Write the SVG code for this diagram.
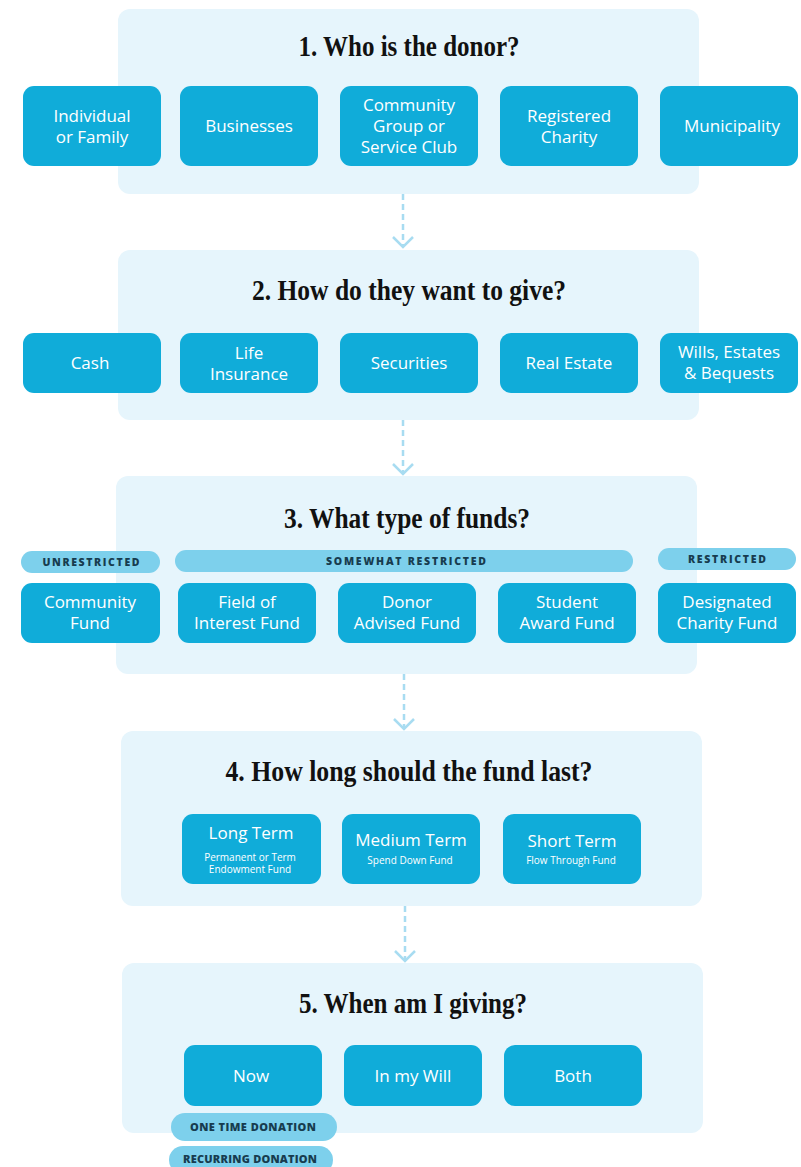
<svg xmlns="http://www.w3.org/2000/svg" width="801" height="1167" viewBox="0 0 801 1167">
<style>
.panel{fill:#e6f5fc}
.box{fill:#10acd9}
.pill{fill:#7dd0ec}
.t{font-family:"Open Sans","Noto Sans",sans-serif;font-size:17px;fill:#ffffff;text-anchor:middle}
.s{font-family:"Open Sans","Noto Sans",sans-serif;font-size:10px;fill:#ffffff;text-anchor:middle}
.h{font-family:"Liberation Serif","DejaVu Serif",serif;font-size:30px;font-weight:bold;fill:#111111;text-anchor:middle}
.p{font-family:"Open Sans","Noto Sans",sans-serif;font-size:10.5px;font-weight:800;fill:#173c4f;text-anchor:middle}
.p2{font-size:11px}
.c{stroke:#a8dcf1;stroke-width:2.5;fill:none}
</style>
<rect width="801" height="1167" fill="#ffffff"/>

<g id="panel1">
<rect class="panel" x="118" y="9" width="581" height="185" rx="12"/>
<text class="h" x="409" y="56" textLength="221" lengthAdjust="spacingAndGlyphs">1. Who is the donor?</text>
</g>
<g id="panel2">
<rect class="panel" x="118" y="250" width="581" height="170" rx="12"/>
<text class="h" x="409" y="300" textLength="314" lengthAdjust="spacingAndGlyphs">2. How do they want to give?</text>
</g>
<g id="panel3">
<rect class="panel" x="116" y="476" width="581" height="198" rx="12"/>
<text class="h" x="407" y="528" textLength="246" lengthAdjust="spacingAndGlyphs">3. What type of funds?</text>
</g>
<g id="panel4">
<rect class="panel" x="121" y="731" width="581" height="175" rx="12"/>
<text class="h" x="409" y="781" textLength="367" lengthAdjust="spacingAndGlyphs">4. How long should the fund last?</text>
</g>
<g id="panel5">
<rect class="panel" x="122" y="963" width="581" height="170" rx="12"/>
<text class="h" x="413" y="1013" textLength="228" lengthAdjust="spacingAndGlyphs">5. When am I giving?</text>
</g>

<g id="connectors">
<line class="c" x1="403" y1="194" x2="403" y2="246" stroke-dasharray="6 4"/>
<path class="c" d="M393,237 L403,247 L413,237"/>
<line class="c" x1="403" y1="420" x2="403" y2="473" stroke-dasharray="6 4"/>
<path class="c" d="M393,464 L403,474 L413,464"/>
<line class="c" x1="404" y1="674" x2="404" y2="728" stroke-dasharray="6 4"/>
<path class="c" d="M394,719 L404,729 L414,719"/>
<line class="c" x1="405" y1="906" x2="405" y2="960" stroke-dasharray="6 4"/>
<path class="c" d="M395,951 L405,961 L415,951"/>
</g>

<g id="donor-individual"><rect class="box" x="23" y="86" width="138" height="80" rx="11"/><text class="t" x="92" y="121.5">Individual</text><text class="t" x="92" y="142.5">or Family</text></g>
<g id="donor-businesses"><rect class="box" x="180" y="86" width="138" height="80" rx="11"/><text class="t" x="249" y="132">Businesses</text></g>
<g id="donor-community"><rect class="box" x="340" y="86" width="138" height="80" rx="11"/><text class="t" x="409" y="110.5">Community</text><text class="t" x="409" y="131.5">Group or</text><text class="t" x="409" y="152.5">Service Club</text></g>
<g id="donor-charity"><rect class="box" x="500" y="86" width="138" height="80" rx="11"/><text class="t" x="569" y="121.5">Registered</text><text class="t" x="569" y="142.5">Charity</text></g>
<g id="donor-municipality"><rect class="box" x="660" y="86" width="138" height="80" rx="11"/><text class="t" x="732" y="132">Municipality</text></g>

<g id="give-cash"><rect class="box" x="23" y="333" width="138" height="60" rx="11"/><text class="t" x="90" y="369">Cash</text></g>
<g id="give-life"><rect class="box" x="180" y="333" width="138" height="60" rx="11"/><text class="t" x="249" y="359">Life</text><text class="t" x="249" y="380">Insurance</text></g>
<g id="give-securities"><rect class="box" x="340" y="333" width="138" height="60" rx="11"/><text class="t" x="409" y="369">Securities</text></g>
<g id="give-realestate"><rect class="box" x="500" y="333" width="138" height="60" rx="11"/><text class="t" x="569" y="369">Real Estate</text></g>
<g id="give-wills"><rect class="box" x="660" y="333" width="138" height="60" rx="11"/><text class="t" x="729" y="358">Wills, Estates</text><text class="t" x="729" y="379">&amp; Bequests</text></g>

<g id="pill-unrestricted"><rect class="pill" x="21" y="551" width="139" height="22" rx="11"/><text class="p" x="91" y="566" textLength="97" lengthAdjust="spacing">UNRESTRICTED</text></g>
<g id="pill-somewhat"><rect class="pill" x="175" y="550" width="458" height="22" rx="11"/><text class="p" x="406" y="565" textLength="160" lengthAdjust="spacing">SOMEWHAT RESTRICTED</text></g>
<g id="pill-restricted"><rect class="pill" x="658" y="548" width="138" height="22" rx="11"/><text class="p" x="727" y="563" textLength="78" lengthAdjust="spacing">RESTRICTED</text></g>

<g id="fund-community"><rect class="box" x="21" y="583" width="139" height="60" rx="11"/><text class="t" x="90" y="608">Community</text><text class="t" x="90" y="629">Fund</text></g>
<g id="fund-interest"><rect class="box" x="178" y="583" width="138" height="60" rx="11"/><text class="t" x="247" y="608">Field of</text><text class="t" x="247" y="629">Interest Fund</text></g>
<g id="fund-donor"><rect class="box" x="338" y="583" width="138" height="60" rx="11"/><text class="t" x="407" y="608">Donor</text><text class="t" x="407" y="629">Advised Fund</text></g>
<g id="fund-student"><rect class="box" x="498" y="583" width="138" height="60" rx="11"/><text class="t" x="567" y="608">Student</text><text class="t" x="567" y="629">Award Fund</text></g>
<g id="fund-designated"><rect class="box" x="658" y="583" width="138" height="60" rx="11"/><text class="t" x="727" y="608">Designated</text><text class="t" x="727" y="629">Charity Fund</text></g>

<g id="term-long"><rect class="box" x="182" y="814" width="139" height="70" rx="11"/><text class="t" x="251" y="839">Long Term</text><text class="s" x="250" y="861">Permanent or Term</text><text class="s" x="250" y="873">Endowment Fund</text></g>
<g id="term-medium"><rect class="box" x="342" y="814" width="138" height="70" rx="11"/><text class="t" x="411" y="846">Medium Term</text><text class="s" x="410" y="864">Spend Down Fund</text></g>
<g id="term-short"><rect class="box" x="503" y="814" width="138" height="70" rx="11"/><text class="t" x="572" y="847">Short Term</text><text class="s" x="571" y="864">Flow Through Fund</text></g>

<g id="when-now"><rect class="box" x="184" y="1045" width="138" height="61" rx="11"/><text class="t" x="251" y="1082">Now</text></g>
<g id="when-will"><rect class="box" x="344" y="1045" width="138" height="61" rx="11"/><text class="t" x="413" y="1082">In my Will</text></g>
<g id="when-both"><rect class="box" x="504" y="1045" width="138" height="61" rx="11"/><text class="t" x="573" y="1082">Both</text></g>

<g id="pill-onetime"><rect class="pill" x="171" y="1113" width="166" height="28" rx="14"/><text class="p p2" x="253" y="1131" textLength="126" lengthAdjust="spacing">ONE TIME DONATION</text></g>
<g id="pill-recurring"><rect class="pill" x="169" y="1146" width="164" height="28" rx="14"/><text class="p p2" x="250" y="1163" textLength="134" lengthAdjust="spacing">RECURRING DONATION</text></g>
</svg>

§ **Task to carry out**
Quote all the lines above exactly as given. Do not include the pictures.

§ **Task result**
Write the SVG code for this diagram.
<svg xmlns="http://www.w3.org/2000/svg" width="801" height="1167" viewBox="0 0 801 1167">
<style>
.panel{fill:#e6f5fc}
.box{fill:#10acd9}
.pill{fill:#7dd0ec}
.t{font-family:"Open Sans","Noto Sans",sans-serif;font-size:17px;fill:#ffffff;text-anchor:middle}
.s{font-family:"Open Sans","Noto Sans",sans-serif;font-size:10px;fill:#ffffff;text-anchor:middle}
.h{font-family:"Liberation Serif","DejaVu Serif",serif;font-size:30px;font-weight:bold;fill:#111111;text-anchor:middle}
.p{font-family:"Open Sans","Noto Sans",sans-serif;font-size:10.5px;font-weight:800;fill:#173c4f;text-anchor:middle}
.p2{font-size:11px}
.c{stroke:#a8dcf1;stroke-width:2.5;fill:none}
</style>
<rect width="801" height="1167" fill="#ffffff"/>

<g id="panel1">
<rect class="panel" x="118" y="9" width="581" height="185" rx="12"/>
<text class="h" x="409" y="56" textLength="221" lengthAdjust="spacingAndGlyphs">1. Who is the donor?</text>
</g>
<g id="panel2">
<rect class="panel" x="118" y="250" width="581" height="170" rx="12"/>
<text class="h" x="409" y="300" textLength="314" lengthAdjust="spacingAndGlyphs">2. How do they want to give?</text>
</g>
<g id="panel3">
<rect class="panel" x="116" y="476" width="581" height="198" rx="12"/>
<text class="h" x="407" y="528" textLength="246" lengthAdjust="spacingAndGlyphs">3. What type of funds?</text>
</g>
<g id="panel4">
<rect class="panel" x="121" y="731" width="581" height="175" rx="12"/>
<text class="h" x="409" y="781" textLength="367" lengthAdjust="spacingAndGlyphs">4. How long should the fund last?</text>
</g>
<g id="panel5">
<rect class="panel" x="122" y="963" width="581" height="170" rx="12"/>
<text class="h" x="413" y="1013" textLength="228" lengthAdjust="spacingAndGlyphs">5. When am I giving?</text>
</g>

<g id="connectors">
<line class="c" x1="403" y1="194" x2="403" y2="246" stroke-dasharray="6 4"/>
<path class="c" d="M393,237 L403,247 L413,237"/>
<line class="c" x1="403" y1="420" x2="403" y2="473" stroke-dasharray="6 4"/>
<path class="c" d="M393,464 L403,474 L413,464"/>
<line class="c" x1="404" y1="674" x2="404" y2="728" stroke-dasharray="6 4"/>
<path class="c" d="M394,719 L404,729 L414,719"/>
<line class="c" x1="405" y1="906" x2="405" y2="960" stroke-dasharray="6 4"/>
<path class="c" d="M395,951 L405,961 L415,951"/>
</g>

<g id="donor-individual"><rect class="box" x="23" y="86" width="138" height="80" rx="11"/><text class="t" x="92" y="121.5">Individual</text><text class="t" x="92" y="142.5">or Family</text></g>
<g id="donor-businesses"><rect class="box" x="180" y="86" width="138" height="80" rx="11"/><text class="t" x="249" y="132">Businesses</text></g>
<g id="donor-community"><rect class="box" x="340" y="86" width="138" height="80" rx="11"/><text class="t" x="409" y="110.5">Community</text><text class="t" x="409" y="131.5">Group or</text><text class="t" x="409" y="152.5">Service Club</text></g>
<g id="donor-charity"><rect class="box" x="500" y="86" width="138" height="80" rx="11"/><text class="t" x="569" y="121.5">Registered</text><text class="t" x="569" y="142.5">Charity</text></g>
<g id="donor-municipality"><rect class="box" x="660" y="86" width="138" height="80" rx="11"/><text class="t" x="732" y="132">Municipality</text></g>

<g id="give-cash"><rect class="box" x="23" y="333" width="138" height="60" rx="11"/><text class="t" x="90" y="369">Cash</text></g>
<g id="give-life"><rect class="box" x="180" y="333" width="138" height="60" rx="11"/><text class="t" x="249" y="359">Life</text><text class="t" x="249" y="380">Insurance</text></g>
<g id="give-securities"><rect class="box" x="340" y="333" width="138" height="60" rx="11"/><text class="t" x="409" y="369">Securities</text></g>
<g id="give-realestate"><rect class="box" x="500" y="333" width="138" height="60" rx="11"/><text class="t" x="569" y="369">Real Estate</text></g>
<g id="give-wills"><rect class="box" x="660" y="333" width="138" height="60" rx="11"/><text class="t" x="729" y="358">Wills, Estates</text><text class="t" x="729" y="379">&amp; Bequests</text></g>

<g id="pill-unrestricted"><rect class="pill" x="21" y="551" width="139" height="22" rx="11"/><text class="p" x="91" y="566" textLength="97" lengthAdjust="spacing">UNRESTRICTED</text></g>
<g id="pill-somewhat"><rect class="pill" x="175" y="550" width="458" height="22" rx="11"/><text class="p" x="406" y="565" textLength="160" lengthAdjust="spacing">SOMEWHAT RESTRICTED</text></g>
<g id="pill-restricted"><rect class="pill" x="658" y="548" width="138" height="22" rx="11"/><text class="p" x="727" y="563" textLength="78" lengthAdjust="spacing">RESTRICTED</text></g>

<g id="fund-community"><rect class="box" x="21" y="583" width="139" height="60" rx="11"/><text class="t" x="90" y="608">Community</text><text class="t" x="90" y="629">Fund</text></g>
<g id="fund-interest"><rect class="box" x="178" y="583" width="138" height="60" rx="11"/><text class="t" x="247" y="608">Field of</text><text class="t" x="247" y="629">Interest Fund</text></g>
<g id="fund-donor"><rect class="box" x="338" y="583" width="138" height="60" rx="11"/><text class="t" x="407" y="608">Donor</text><text class="t" x="407" y="629">Advised Fund</text></g>
<g id="fund-student"><rect class="box" x="498" y="583" width="138" height="60" rx="11"/><text class="t" x="567" y="608">Student</text><text class="t" x="567" y="629">Award Fund</text></g>
<g id="fund-designated"><rect class="box" x="658" y="583" width="138" height="60" rx="11"/><text class="t" x="727" y="608">Designated</text><text class="t" x="727" y="629">Charity Fund</text></g>

<g id="term-long"><rect class="box" x="182" y="814" width="139" height="70" rx="11"/><text class="t" x="251" y="839">Long Term</text><text class="s" x="250" y="861">Permanent or Term</text><text class="s" x="250" y="873">Endowment Fund</text></g>
<g id="term-medium"><rect class="box" x="342" y="814" width="138" height="70" rx="11"/><text class="t" x="411" y="846">Medium Term</text><text class="s" x="410" y="864">Spend Down Fund</text></g>
<g id="term-short"><rect class="box" x="503" y="814" width="138" height="70" rx="11"/><text class="t" x="572" y="847">Short Term</text><text class="s" x="571" y="864">Flow Through Fund</text></g>

<g id="when-now"><rect class="box" x="184" y="1045" width="138" height="61" rx="11"/><text class="t" x="251" y="1082">Now</text></g>
<g id="when-will"><rect class="box" x="344" y="1045" width="138" height="61" rx="11"/><text class="t" x="413" y="1082">In my Will</text></g>
<g id="when-both"><rect class="box" x="504" y="1045" width="138" height="61" rx="11"/><text class="t" x="573" y="1082">Both</text></g>

<g id="pill-onetime"><rect class="pill" x="171" y="1113" width="166" height="28" rx="14"/><text class="p p2" x="253" y="1131" textLength="126" lengthAdjust="spacing">ONE TIME DONATION</text></g>
<g id="pill-recurring"><rect class="pill" x="169" y="1146" width="164" height="28" rx="14"/><text class="p p2" x="250" y="1163" textLength="134" lengthAdjust="spacing">RECURRING DONATION</text></g>
</svg>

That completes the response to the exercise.